Problem to work on: Exactly retype the lines from the top of the data through the line containing "const yTickLabels = [20,40,60,80];", leaving out every picture.

-- begin Dataset excerpt --

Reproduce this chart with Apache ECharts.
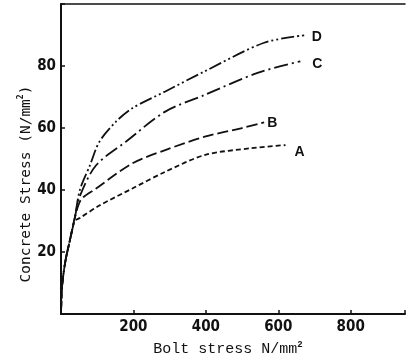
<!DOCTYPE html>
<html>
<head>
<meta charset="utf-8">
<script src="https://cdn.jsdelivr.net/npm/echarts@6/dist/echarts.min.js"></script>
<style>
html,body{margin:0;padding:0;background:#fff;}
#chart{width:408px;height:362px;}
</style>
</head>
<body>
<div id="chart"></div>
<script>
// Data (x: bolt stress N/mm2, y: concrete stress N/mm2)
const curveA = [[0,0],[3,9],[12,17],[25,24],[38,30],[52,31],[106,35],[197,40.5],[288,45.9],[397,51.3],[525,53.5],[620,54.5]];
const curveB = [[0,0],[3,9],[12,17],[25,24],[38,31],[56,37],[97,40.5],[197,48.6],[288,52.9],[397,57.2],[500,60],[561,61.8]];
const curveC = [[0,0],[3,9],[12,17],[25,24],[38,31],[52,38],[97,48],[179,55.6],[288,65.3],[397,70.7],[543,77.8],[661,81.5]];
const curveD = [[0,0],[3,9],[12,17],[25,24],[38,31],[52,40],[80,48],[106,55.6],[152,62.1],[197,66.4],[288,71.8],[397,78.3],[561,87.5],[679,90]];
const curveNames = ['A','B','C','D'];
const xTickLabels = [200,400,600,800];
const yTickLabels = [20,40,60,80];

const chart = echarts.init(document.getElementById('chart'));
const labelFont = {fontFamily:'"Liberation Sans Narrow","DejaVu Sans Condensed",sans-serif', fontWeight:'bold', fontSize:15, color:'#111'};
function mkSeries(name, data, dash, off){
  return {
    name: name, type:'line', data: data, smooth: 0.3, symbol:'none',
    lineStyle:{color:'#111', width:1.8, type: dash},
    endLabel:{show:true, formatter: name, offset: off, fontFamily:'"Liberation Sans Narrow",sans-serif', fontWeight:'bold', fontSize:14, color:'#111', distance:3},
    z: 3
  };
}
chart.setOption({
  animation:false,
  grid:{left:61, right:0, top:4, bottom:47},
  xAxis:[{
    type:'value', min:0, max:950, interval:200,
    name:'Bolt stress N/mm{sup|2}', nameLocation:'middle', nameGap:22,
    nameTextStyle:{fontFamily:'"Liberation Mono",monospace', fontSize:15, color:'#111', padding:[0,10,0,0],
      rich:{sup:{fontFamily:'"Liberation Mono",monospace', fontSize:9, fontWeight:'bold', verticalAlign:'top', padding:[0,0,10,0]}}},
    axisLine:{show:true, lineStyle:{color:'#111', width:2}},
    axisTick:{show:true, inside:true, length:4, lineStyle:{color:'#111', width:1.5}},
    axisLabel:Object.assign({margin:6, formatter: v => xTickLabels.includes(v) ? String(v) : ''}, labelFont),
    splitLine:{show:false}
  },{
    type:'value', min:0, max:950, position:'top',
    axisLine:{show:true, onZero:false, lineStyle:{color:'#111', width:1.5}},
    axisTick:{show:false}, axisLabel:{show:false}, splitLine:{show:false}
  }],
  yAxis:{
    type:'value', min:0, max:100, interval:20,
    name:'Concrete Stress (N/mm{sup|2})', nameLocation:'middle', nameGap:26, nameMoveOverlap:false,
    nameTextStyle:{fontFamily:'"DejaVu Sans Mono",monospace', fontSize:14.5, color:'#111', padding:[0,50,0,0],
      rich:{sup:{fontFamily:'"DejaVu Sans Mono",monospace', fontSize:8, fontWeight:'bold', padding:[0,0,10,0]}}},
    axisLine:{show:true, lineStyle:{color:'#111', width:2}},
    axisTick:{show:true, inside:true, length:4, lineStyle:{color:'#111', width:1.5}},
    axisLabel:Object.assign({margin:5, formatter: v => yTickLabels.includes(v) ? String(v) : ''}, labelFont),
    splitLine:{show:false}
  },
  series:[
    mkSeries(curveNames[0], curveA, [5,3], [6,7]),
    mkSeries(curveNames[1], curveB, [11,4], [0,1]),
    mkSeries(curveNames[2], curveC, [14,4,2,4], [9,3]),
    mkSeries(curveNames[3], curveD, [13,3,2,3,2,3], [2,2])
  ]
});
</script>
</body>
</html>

-- end Dataset excerpt --

Exercise response:
Reproduce this chart with Apache ECharts.
<!DOCTYPE html>
<html>
<head>
<meta charset="utf-8">
<script src="https://cdn.jsdelivr.net/npm/echarts@6/dist/echarts.min.js"></script>
<style>
html,body{margin:0;padding:0;background:#fff;}
#chart{width:408px;height:362px;}
</style>
</head>
<body>
<div id="chart"></div>
<script>
// Data (x: bolt stress N/mm2, y: concrete stress N/mm2)
const curveA = [[0,0],[3,9],[12,17],[25,24],[38,30],[52,31],[106,35],[197,40.5],[288,45.9],[397,51.3],[525,53.5],[620,54.5]];
const curveB = [[0,0],[3,9],[12,17],[25,24],[38,31],[56,37],[97,40.5],[197,48.6],[288,52.9],[397,57.2],[500,60],[561,61.8]];
const curveC = [[0,0],[3,9],[12,17],[25,24],[38,31],[52,38],[97,48],[179,55.6],[288,65.3],[397,70.7],[543,77.8],[661,81.5]];
const curveD = [[0,0],[3,9],[12,17],[25,24],[38,31],[52,40],[80,48],[106,55.6],[152,62.1],[197,66.4],[288,71.8],[397,78.3],[561,87.5],[679,90]];
const curveNames = ['A','B','C','D'];
const xTickLabels = [200,400,600,800];
const yTickLabels = [20,40,60,80];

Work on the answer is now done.